Le premier souvenir de Laure Sibué au Centre Ressource Lyon est encore bien présent  dans son esprit: "ce premier cours, j'en suis ressortie reboostée. Elles ont une énergie communicative, une volontée de vivre extraordinaire. En repartant, j'avais des frissons!". Les ateliers escrime au Centre Ressource Lyon sont devenus un rendez-vous incontournable, pour les bénéficiaires comme pour le Maître d'armes. "On a plaisir à se retrouver chaque semaine, on a plaisir à partager, c'est un vrai bonheur."

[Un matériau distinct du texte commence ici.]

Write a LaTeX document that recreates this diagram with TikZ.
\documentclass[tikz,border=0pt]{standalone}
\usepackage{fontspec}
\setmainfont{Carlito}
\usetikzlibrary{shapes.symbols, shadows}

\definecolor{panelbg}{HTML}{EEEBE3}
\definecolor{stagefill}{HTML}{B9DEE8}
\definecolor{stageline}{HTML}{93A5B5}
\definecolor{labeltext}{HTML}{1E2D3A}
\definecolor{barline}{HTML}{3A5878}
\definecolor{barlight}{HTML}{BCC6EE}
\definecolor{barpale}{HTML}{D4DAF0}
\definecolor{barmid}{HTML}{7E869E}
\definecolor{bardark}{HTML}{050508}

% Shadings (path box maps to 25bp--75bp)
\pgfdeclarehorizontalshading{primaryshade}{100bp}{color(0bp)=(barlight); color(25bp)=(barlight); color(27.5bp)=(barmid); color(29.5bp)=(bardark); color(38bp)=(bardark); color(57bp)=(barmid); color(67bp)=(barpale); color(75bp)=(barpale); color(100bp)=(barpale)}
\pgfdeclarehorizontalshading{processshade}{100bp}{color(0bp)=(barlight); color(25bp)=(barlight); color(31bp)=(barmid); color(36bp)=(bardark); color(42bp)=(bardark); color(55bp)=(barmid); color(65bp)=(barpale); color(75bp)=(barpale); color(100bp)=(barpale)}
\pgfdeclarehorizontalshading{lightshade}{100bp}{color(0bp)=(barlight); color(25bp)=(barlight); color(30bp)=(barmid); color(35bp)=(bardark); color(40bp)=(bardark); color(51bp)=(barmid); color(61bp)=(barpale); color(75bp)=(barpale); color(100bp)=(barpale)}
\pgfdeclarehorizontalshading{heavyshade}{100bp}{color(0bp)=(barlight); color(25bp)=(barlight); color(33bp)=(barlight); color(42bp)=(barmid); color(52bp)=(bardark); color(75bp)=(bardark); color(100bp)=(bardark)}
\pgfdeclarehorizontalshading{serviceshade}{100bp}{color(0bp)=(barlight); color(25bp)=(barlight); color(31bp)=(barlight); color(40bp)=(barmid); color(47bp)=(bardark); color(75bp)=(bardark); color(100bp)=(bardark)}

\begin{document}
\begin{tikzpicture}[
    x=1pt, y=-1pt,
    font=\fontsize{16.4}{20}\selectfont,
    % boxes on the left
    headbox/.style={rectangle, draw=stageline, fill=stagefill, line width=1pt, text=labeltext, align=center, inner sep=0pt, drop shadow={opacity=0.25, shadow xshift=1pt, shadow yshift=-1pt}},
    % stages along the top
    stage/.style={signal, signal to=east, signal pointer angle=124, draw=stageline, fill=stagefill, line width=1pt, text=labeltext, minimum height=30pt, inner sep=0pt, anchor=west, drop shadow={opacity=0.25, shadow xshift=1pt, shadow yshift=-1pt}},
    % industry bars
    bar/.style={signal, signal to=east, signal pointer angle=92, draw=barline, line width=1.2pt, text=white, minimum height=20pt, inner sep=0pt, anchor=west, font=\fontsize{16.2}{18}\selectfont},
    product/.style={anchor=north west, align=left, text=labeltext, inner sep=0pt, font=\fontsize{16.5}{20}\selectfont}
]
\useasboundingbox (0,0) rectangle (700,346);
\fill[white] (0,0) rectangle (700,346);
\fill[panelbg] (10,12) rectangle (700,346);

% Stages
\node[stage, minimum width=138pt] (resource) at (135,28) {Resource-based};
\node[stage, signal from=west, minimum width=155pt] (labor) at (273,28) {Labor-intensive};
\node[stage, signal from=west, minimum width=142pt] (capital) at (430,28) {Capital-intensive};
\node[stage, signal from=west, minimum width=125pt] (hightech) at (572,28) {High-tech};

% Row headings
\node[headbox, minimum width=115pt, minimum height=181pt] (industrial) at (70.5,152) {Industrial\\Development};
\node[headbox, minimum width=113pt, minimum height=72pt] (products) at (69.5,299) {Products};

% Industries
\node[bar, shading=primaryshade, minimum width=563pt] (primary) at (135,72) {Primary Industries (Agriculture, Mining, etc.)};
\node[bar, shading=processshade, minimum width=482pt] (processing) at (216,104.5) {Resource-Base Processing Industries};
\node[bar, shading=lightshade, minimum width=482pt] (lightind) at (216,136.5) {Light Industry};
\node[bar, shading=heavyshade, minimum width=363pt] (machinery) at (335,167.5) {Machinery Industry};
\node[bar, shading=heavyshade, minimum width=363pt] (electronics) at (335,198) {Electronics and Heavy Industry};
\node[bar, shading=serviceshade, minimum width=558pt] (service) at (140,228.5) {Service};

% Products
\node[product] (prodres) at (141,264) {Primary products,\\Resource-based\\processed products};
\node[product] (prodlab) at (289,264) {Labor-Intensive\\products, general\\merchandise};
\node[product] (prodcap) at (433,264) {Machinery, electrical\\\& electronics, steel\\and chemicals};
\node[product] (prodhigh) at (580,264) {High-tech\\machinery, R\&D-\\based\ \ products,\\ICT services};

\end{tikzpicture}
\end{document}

Le Centre Ressource Lyon est un centre de prise en charge "globale" des patients atteints de cancer, mais aussi de leurs proches. Les bénévoles proposent des ateliers de yoga, de réflexologie plantaire, de Qi Cong ou encore de la méditation. Des pratiques psycho-corporelles, ateliers nutrition ou encore des ateliers esthétiques pour travailler sur l'image de soi. La palette d'activités proposées étaient très large avant la crise sanitaire.

Mais en mars 2020, alors que le Centre Ressource Lyon gagnait peu à peu en notoriété, la crise covid et le premier confinement sont venus mettre un coup d'arrêt au travail des bénévoles. Un an après, les activités de groupe n'ont pas encore repris au Centre Ressource Lyon, à l'exception de l'escrime.